Toujours dans l’idée du motif, si on relie les cases paires entre elles et les cases impaires entre elles, on révèle un autre motif très symétrique, composé d’hexagones imbriqués :
Melencolia_Carre 03


Le carré et ses motifs graphiques

Dürer a dû contempler  son carré plutôt en tant qu’artiste qu’en tant que mathématicien (on ne trouve rien dans ses oeuvres théoriques qui concerne les carrés magiques).
Les combinaisons de cases à somme 34 ont dû l’intéresser avant tout en tant que motifs décoratifs. Lesquels a-t-il repéré ?  Il nous est aujourd’hui facile, à l’ordinateur,  de trouver toutes ces combinaisons : il y en a exactement 86, qui se regroupent en  26 motifs différents. Ce répertoire de formes aurait passionné Dürer. En hommage à sa curiosité, il vaut la peine de balayer rapidement les principaux.


Les motifs simples

Melencolia_Carre_Motifs_Simples


Les motifs moins simples

Il existe huit motifs en forme de Y et huit motifs en forme de croix
Melencolia_Carre_Motifs_Y_Croix
Il est possible que Dürer, chrétien fervent, ait trouvé ces derniers, qui correspondent à la seule manière d’inscrire une croix dans le carré de 4.

Les motifs incomplets

Les motifs que nous avons vus précédemment constituent des séries complètes : c’est-à-dire qu’à partir du motif de base, tous les motifs qu’on peut déduire par une symétrie haut/bas, gauche/droite ou par une rotation d’un quart de tour ont également pour somme 34.

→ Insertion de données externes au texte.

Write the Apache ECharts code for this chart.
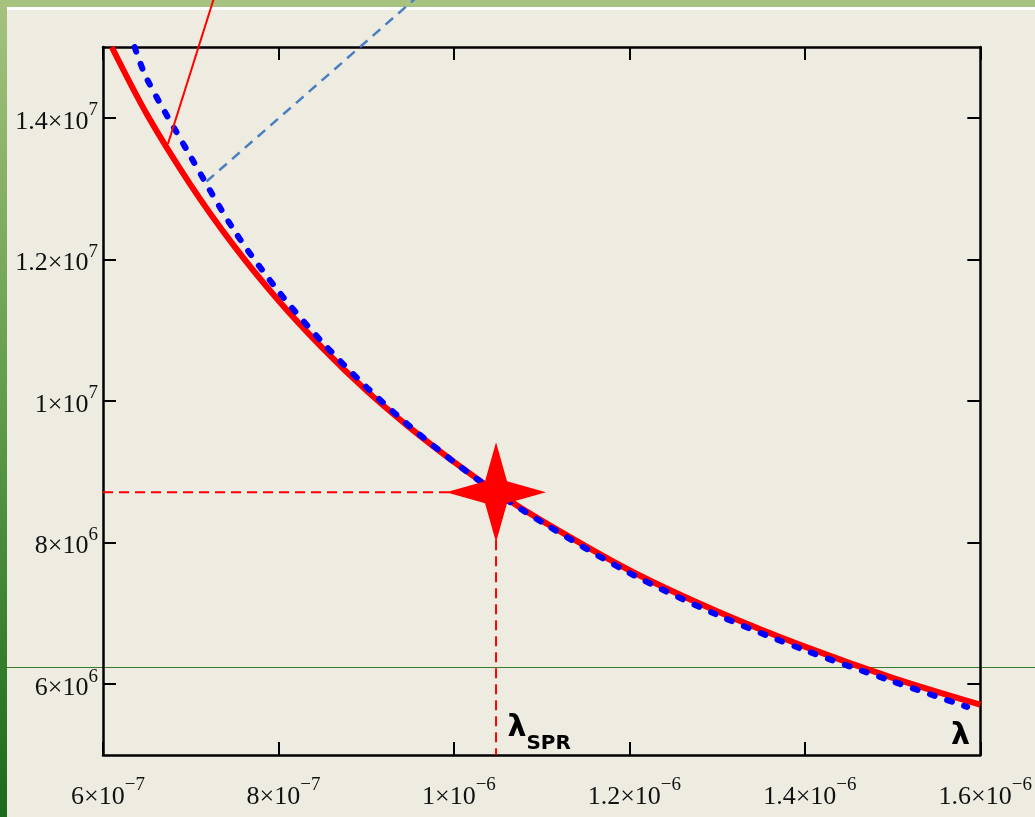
<!DOCTYPE html>
<html>
<head>
<meta charset="utf-8">
<script src="https://cdn.jsdelivr.net/npm/echarts@6/dist/echarts.min.js"></script>
<style>html,body{margin:0;padding:0;background:#EEEBE1;}#c{width:1035px;height:817px;}</style>
</head>
<body>
<div id="c"></div>
<script>
// Axis ticks / labels
const xTickValues = [6e-7, 8e-7, 1e-6, 1.2e-6, 1.4e-6, 1.6e-6];
const xTickMant = ['6', '8', '1', '1.2', '1.4', '1.6'];
const xTickExp = ['\u22127', '\u22127', '\u22126', '\u22126', '\u22126', '\u22126'];
const yTickValues = [6e6, 8e6, 1e7, 1.2e7, 1.4e7];
const yTickMant = ['6', '8', '1', '1.2', '1.4'];
const yTickExp = ['6', '6', '7', '7', '7'];

// Red solid curve
const redLambda = [6.1e-7, 6.5e-7, 7.0e-7, 7.5e-7, 8.0e-7, 8.5e-7, 9.0e-7, 9.5e-7, 1.0e-6, 1.05e-6, 1.1e-6, 1.2e-6, 1.3e-6, 1.4e-6, 1.5e-6, 1.6e-6];
const redValue  = [1.500e7, 1.405e7, 1.305e7, 1.218e7, 1.142e7, 1.075e7, 1.015e7, 9.62e6, 9.14e6, 8.70e6, 8.31e6, 7.61e6, 7.03e6, 6.53e6, 6.09e6, 5.71e6];

// Blue dotted curve
const blueLambda = [6.36e-7, 6.5e-7, 7.0e-7, 7.5e-7, 8.0e-7, 8.5e-7, 9.0e-7, 9.5e-7, 1.0e-6, 1.05e-6, 1.1e-6, 1.2e-6, 1.3e-6, 1.4e-6, 1.5e-6, 1.585e-6];
const blueValue  = [1.500e7, 1.455e7, 1.345e7, 1.240e7, 1.155e7, 1.083e7, 1.020e7, 9.64e6, 9.14e6, 8.69e6, 8.29e6, 7.57e6, 6.98e6, 6.48e6, 6.04e6, 5.68e6];

// Thin pointer lines
const redPointerLambda = [6.74e-7, 7.28e-7];
const redPointerValue = [1.363e7, 1.575e7];
const bluePointerLambda = [7.18e-7, 9.62e-7];
const bluePointerValue = [1.31e7, 1.575e7];

// SPR point
const sprLambda = 1.048e-6;
const sprValue = 8.71e6;
const xMin = 6e-7, xMax = 1.6e-6, yMin = 5e6, yMax = 1.5e7;

// Text annotations
const sprLabelPos = [1.0972e-6, 5.307e6];
const lambdaLabelPos = [1.5773e-6, 5.265e6];

const zip = (a, b) => a.map((v, i) => [v, b[i]]);
function nearestIdx(arr, v) {
  let best = 0, bd = Infinity;
  arr.forEach((t, i) => { const d = Math.abs(t - v); if (d < bd) { bd = d; best = i; } });
  return best;
}
const serif = 'Liberation Serif';
const richTick = {
  m: { fontFamily: serif, fontSize: 26, color: '#111', lineHeight: 34, verticalAlign: 'bottom' },
  e: { fontFamily: serif, fontSize: 19, color: '#111', lineHeight: 8, verticalAlign: 'top' }
};
const axisLineStyle = { color: '#000', width: 2.5 };
const tickStyle = { show: true, inside: true, length: 13, lineStyle: { color: '#000', width: 2 } };
const boldLabel = { fontFamily: 'DejaVu Sans', fontWeight: 'bold', color: '#000', textBorderWidth: 0, opacity: 1 };

const chart = echarts.init(document.getElementById('c'), null, { renderer: 'canvas' });
chart.setOption({
  backgroundColor: '#EEEBE1',
  animation: false,
  grid: { left: 103, right: 53, top: 47, bottom: 62, containLabel: false },
  graphic: [
    { type: 'rect', z: 0, silent: true, shape: { x: 0, y: 0, width: 1035, height: 7 }, style: { fill: '#A8C27F' } },
    { type: 'rect', z: 0, silent: true, shape: { x: 7, y: 7, width: 1028, height: 3 }, style: { fill: '#FFFFFF' } },
    { type: 'rect', z: 0, silent: true, shape: { x: 0, y: 0, width: 7, height: 817 },
      style: { fill: new echarts.graphic.LinearGradient(0, 0, 0, 1, [
        { offset: 0, color: '#A6C27E' }, { offset: 0.5, color: '#5F9B4A' }, { offset: 1, color: '#1C6A1C' }]) } },
    { type: 'line', z: 0, silent: true, shape: { x1: 7, y1: 667.5, x2: 1035, y2: 667.5 }, style: { stroke: '#3B7A2E', lineWidth: 1 } }
  ],
  xAxis: [
    { type: 'value', position: 'bottom', min: xMin, max: xMax, interval: 2e-7,
      axisLine: { show: true, lineStyle: axisLineStyle }, splitLine: { show: false },
      axisTick: Object.assign({ customValues: xTickValues }, tickStyle),
      axisLabel: { show: true, customValues: xTickValues, margin: 21, padding: [0, 0, 0, 10],
        formatter: v => { const i = nearestIdx(xTickValues, v); return '{m|' + xTickMant[i] + '\u00d710}{e|' + xTickExp[i] + '}'; },
        rich: richTick } },
    { type: 'value', position: 'top', min: xMin, max: xMax, interval: 2e-7,
      axisLine: { show: true, onZero: false, lineStyle: axisLineStyle }, splitLine: { show: false },
      axisTick: Object.assign({ customValues: xTickValues }, tickStyle),
      axisLabel: { show: false } }
  ],
  yAxis: [
    { type: 'value', position: 'left', min: yMin, max: yMax, interval: 1e6,
      axisLine: { show: true, onZero: false, lineStyle: axisLineStyle }, splitLine: { show: false },
      axisTick: Object.assign({ customValues: yTickValues }, tickStyle),
      axisLabel: { show: true, customValues: yTickValues, margin: 5,
        formatter: v => { const i = nearestIdx(yTickValues, v); return '{m|' + yTickMant[i] + '\u00d710}{e|' + yTickExp[i] + '}'; },
        rich: richTick } },
    { type: 'value', position: 'right', min: yMin, max: yMax, interval: 1e6,
      axisLine: { show: true, onZero: false, lineStyle: axisLineStyle }, splitLine: { show: false },
      axisTick: Object.assign({ customValues: yTickValues }, tickStyle),
      axisLabel: { show: false } }
  ],
  series: [
    { name: 'red', type: 'line', data: zip(redLambda, redValue), smooth: 0.3, showSymbol: false, symbol: 'none',
      lineStyle: { color: '#FF0000', width: 6 }, z: 3 },
    { name: 'blue', type: 'line', data: zip(blueLambda, blueValue), smooth: 0.3, showSymbol: false, symbol: 'none',
      lineStyle: { color: '#0000FF', width: 6, type: [5, 13], cap: 'round' }, z: 4 },
    { name: 'redPointer', type: 'line', data: zip(redPointerLambda, redPointerValue), clip: false, showSymbol: false, symbol: 'none',
      lineStyle: { color: '#FF0000', width: 2 }, z: 5 },
    { name: 'bluePointer', type: 'line', data: zip(bluePointerLambda, bluePointerValue), clip: false, showSymbol: false, symbol: 'none',
      lineStyle: { color: '#4A7FC0', width: 2.5, type: [10, 7] }, z: 5 },
    { name: 'sprH', type: 'line', data: [[xMin, sprValue], [sprLambda, sprValue]], showSymbol: false, symbol: 'none',
      lineStyle: { color: '#FF0000', width: 2, type: [10, 6] }, z: 5 },
    { name: 'sprV', type: 'line', data: [[sprLambda, sprValue], [sprLambda, yMin]], clip: false, showSymbol: false, symbol: 'none',
      lineStyle: { color: '#FF0000', width: 2, type: [10, 6] }, z: 5 },
    { name: 'star', type: 'scatter', data: [[sprLambda, sprValue]], symbolSize: 100,
      symbol: 'path://M50,0 L61,39 L100,50 L61,61 L50,100 L39,61 L0,50 L39,39 Z',
      itemStyle: { color: '#FF0000', opacity: 1 }, z: 6 },
    { name: 'labels', type: 'scatter', silent: true, symbolSize: 0.5, itemStyle: { color: '#EEEBE1', opacity: 1 },
      data: [
        { value: sprLabelPos, label: Object.assign({ show: true, position: 'inside', formatter: '{l|\u03bb}{s|SPR}',
          rich: { l: Object.assign({ fontSize: 30, lineHeight: 30, verticalAlign: 'top' }, boldLabel),
                  s: Object.assign({ fontSize: 20, lineHeight: 41, verticalAlign: 'bottom' }, boldLabel) } }, boldLabel) },
        { value: lambdaLabelPos, label: Object.assign({ show: true, position: 'inside', formatter: '\u03bb', fontSize: 30 }, boldLabel) }
      ], z: 7 }
  ]
});
</script>
</body>
</html>
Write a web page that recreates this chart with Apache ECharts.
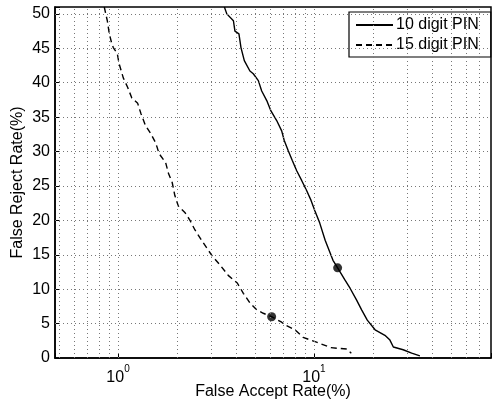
<!DOCTYPE html>
<html>
<head>
<meta charset="utf-8">
<script src="https://cdn.jsdelivr.net/npm/echarts@6/dist/echarts.min.js"></script>
<style>
  html, body { margin: 0; padding: 0; background: #fff; }
  #chart { width: 492px; height: 402px; }
</style>
</head>
<body>
<div id="chart"></div>
<script>
// 10 digit PIN curve (FAR %, FRR %)
var tenFar = [3.49, 3.59, 3.88, 3.95, 4.14, 4.24, 4.41, 4.71, 4.90, 5.20, 5.41, 5.74, 6.03, 6.45, 6.84, 7.05, 7.39, 7.75, 8.16, 8.65, 9.18, 9.66, 10.1, 10.7, 11.4, 12.5, 13.2, 14.4, 15.3, 16.5, 17.5, 18.7, 20.5, 23.0, 24.4, 25.4, 28.5, 31.5, 34.7];
var tenFrr = [51, 50.0, 49.0, 47.5, 47.1, 45.1, 43.2, 41.7, 41.3, 40.3, 38.8, 37.4, 35.9, 34.5, 33.0, 31.6, 30.1, 28.7, 27.2, 25.8, 24.3, 22.9, 21.4, 19.6, 17.1, 14.2, 13.1, 11.3, 10.1, 8.4, 7.0, 5.5, 4.1, 3.3, 2.6, 1.6, 1.2, 0.7, 0.3];
// 15 digit PIN curve
var fifteenFar = [0.851, 0.866, 0.882, 0.903, 0.929, 0.946, 0.992, 1.012, 1.064, 1.121, 1.175, 1.26, 1.31, 1.38, 1.47, 1.56, 1.62, 1.75, 1.81, 1.89, 1.95, 2.03, 2.20, 2.33, 2.47, 2.67, 3.01, 3.32, 3.65, 4.06, 4.36, 4.71, 5.10, 5.51, 6.08, 6.84, 7.11, 8.0, 8.8, 10.3, 12.2, 14.7, 15.5];
var fifteenFrr = [51, 50.0, 49.0, 47.1, 45.7, 45.1, 44.2, 42.8, 40.7, 39.3, 37.8, 37.0, 35.5, 33.8, 32.6, 31.2, 29.7, 28.4, 26.8, 25.5, 23.6, 22.1, 21.1, 20.0, 18.6, 17.1, 14.9, 13.5, 12.0, 10.9, 9.4, 8.0, 7.0, 6.5, 6.0, 5.2, 4.8, 4.1, 3.0, 2.3, 1.5, 1.3, 0.7];
// equal error points (FAR, FRR)
var eerTen = [13.2, 13.1];
var eerFifteen = [6.08, 6.0];
// grid positions
var xGridValues = [0.5, 0.6, 0.7, 0.8, 0.9, 1, 2, 3, 4, 5, 6, 7, 8, 9, 10, 20, 30, 40, 50, 60, 70];
var yGridValues = [5, 10, 15, 20, 25, 30, 35, 40, 45, 50];
var seriesNames = ["10 digit PIN", "15 digit PIN"];

function pairs(xs, ys) {
  var out = [];
  for (var i = 0; i < xs.length; i++) out.push([xs[i], ys[i]]);
  return out;
}

var font = "Liberation Sans, Arial, Helvetica, sans-serif";
var chart = echarts.init(document.getElementById("chart"));

var gridLines = [];
xGridValues.forEach(function (v) { gridLines.push({ xAxis: v }); });
yGridValues.forEach(function (v) { gridLines.push({ yAxis: v }); });

var option = {
  animation: false,
  backgroundColor: "#fff",
  textStyle: { fontFamily: font },
  grid: {
    left: 55, right: 1, top: 7, bottom: 44,
    containLabel: false,
    outerBoundsMode: "none",
    show: true,
    borderColor: "#000",
    borderWidth: 1.5
  },
  legend: {
    data: seriesNames,
    orient: "vertical",
    left: 349,
    top: 12,
    padding: [5, 12, 4, 6],
    itemGap: 4,
    itemWidth: 37,
    itemHeight: 14,
    backgroundColor: "#fff",
    borderColor: "#000",
    borderWidth: 1.2,
    borderRadius: 0,
    itemStyle: { opacity: 0 },
    textStyle: { fontSize: 16, lineHeight: 14, color: "#000", fontFamily: font, padding: [0, 0, 0, -2] }
  },
  //横坐标
  xAxis: {
    type: "log",
    logBase: 10,
    min: 0.477,
    max: 80,
    name: "False Accept Rate(%)",
    nameLocation: "middle",
    nameGap: 26,
    nameMoveOverlap: false,
    nameTextStyle: { fontSize: 16, color: "#000", fontFamily: font },
    axisLine: { lineStyle: { color: "#000", width: 1.5 } },
    axisTick: { show: true, inside: true, length: 5, lineStyle: { color: "#000" } },
    splitLine: { show: false },
    axisLabel: {
      margin: 6,
      color: "#000",
      formatter: function (v) {
        var e = Math.log10(v);
        if (Math.abs(e - Math.round(e)) > 1e-6) return "";
        return "{b|10}{s|" + Math.round(e) + "}";
      },
      rich: {
        b: { fontSize: 16, color: "#000", fontFamily: font, verticalAlign: "bottom", lineHeight: 22 },
        s: { fontSize: 10, color: "#000", fontFamily: font, verticalAlign: "top", lineHeight: 22 }
      }
    }
  },
  //纵坐标
  yAxis: {
    type: "value",
    min: 0,
    max: 51,
    interval: 5,
    name: "False Reject Rate(%)",
    nameLocation: "middle",
    nameGap: 29,
    nameMoveOverlap: false,
    nameTextStyle: { fontSize: 16, color: "#000", fontFamily: font },
    axisLine: { show: true, lineStyle: { color: "#000", width: 1.5 } },
    axisTick: { show: true, inside: true, length: 5, lineStyle: { color: "#000" } },
    splitLine: { show: false },
    axisLabel: {
      margin: 5,
      fontSize: 16,
      color: "#000",
      formatter: function (v) { return v % 5 === 0 ? String(v) : ""; }
    }
  },
  series: [
    {
      name: "grid",
      type: "line",
      data: [],
      silent: true,
      z: 1,
      markLine: {
        silent: true,
        symbol: "none",
        label: { show: false },
        animation: false,
        lineStyle: { color: "#777", width: 1, type: [1, 3] },
        data: gridLines
      }
    },
    {
      name: seriesNames[0],
      type: "line",
      data: pairs(tenFar, tenFrr),
      showSymbol: false,
      symbol: "none",
      z: 3,
      lineStyle: { color: "#000", width: 1.4, type: "solid" },
      itemStyle: { color: "#000" }
    },
    {
      name: seriesNames[1],
      type: "line",
      data: pairs(fifteenFar, fifteenFrr),
      showSymbol: false,
      symbol: "none",
      z: 3,
      lineStyle: { color: "#000", width: 1.4, type: [6, 4] },
      itemStyle: { color: "#000" }
    },
    {
      name: "eer",
      type: "scatter",
      data: [eerTen, eerFifteen],
      symbol: "circle",
      symbolSize: 9,
      z: 4,
      itemStyle: { color: "#000" }
    }
  ]
};
chart.setOption(option);
</script>
</body>
</html>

Il existe quatre motifs complémentaires, qui sont symétriques haut/bas et gauche droite, mais pas par une rotation d’un quart de tour :
Melencolia_Carre_Motif_incomplet

Les motifs faiblement symétriques

Enfin, il existe sept motifs qui ne possèdent que la symétrie minimale, par rapport au centre du carré, et forment donc des séries de deux. Par exemple :
Melencolia_Carre_Motif_faible symetrie

Autres propriétés radiales

Melencolia_Carre 04
Séparons le carré en deux moitiés verticales, possédant chacune son centre. Les couples de cases symétriques autour de chaque centre ont une propriété surprenante : multiplions deux à deux, puis faisons la somme des quatre couples de la moitié gauche : 16×15 + 3×4 + 5X6 + 9X10 = 372. Pour la moitié droite, faisons la même opération : 2×1+13×14+11×12+8×7=372. Le deux moitiés verticales forment donc deux sous-structures radiales, de somme des couples 372.



Melencolia_Carre 05
De même, les deux moitiés horizontales forment également deux sous-structures, de somme des couples 246.


Melencolia_Carre 06
Enfin, divisé en 4, le carré fait apparaître quatre sous-structures : deux de somme des couples 175, et deux de somme des couples 159.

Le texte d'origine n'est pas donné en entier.